Nobody knows I'm crying on the inside
Nobody knows, the tears that fall down my face
I fake a smile everyday, so nobody will know

Nobody knows how lonely I feel
Nobody knows how lonely you make me
All anybody sees is that I'm happy
they dont know the smile I fake everyday

My friends can make me laugh, but I feel like crying
When I am alone I cry my eyes out
I feel so alone

They don't know, oh no they dont
they dont know how sad I am
They dont know, oh no they dont
that I fake it everyday

And another one...I believe I wrot ethis about 2 years ago...

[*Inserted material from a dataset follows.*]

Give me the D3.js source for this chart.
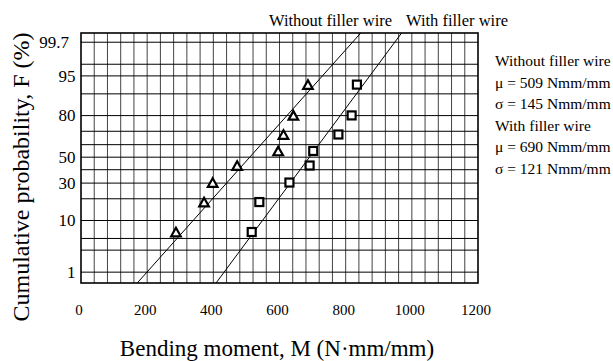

Its so hard to decide what to do
Should I stay or should I go, I dont know
So much lies on what I choose
But i dont know what to do

This last one is about making choices and thinking

Sometimes I need to clear my head
I need to sit in the silence and dark, alone
I need the time to think it through
So please just give me space

If I asked you to go away, would you do it
If I told you I couldn't do it anymore, what wo0ud you do
Can you ever understand how it feels to be in the dark
do you know what it feels like, to hear the silence

Well, that's all I have to share!.... I've edited actually worked on some more of the others but I think I'll add that in another post because this one is fairly long! Hope you enjoyed!

I would also liek to add... REMEMBER RUBY!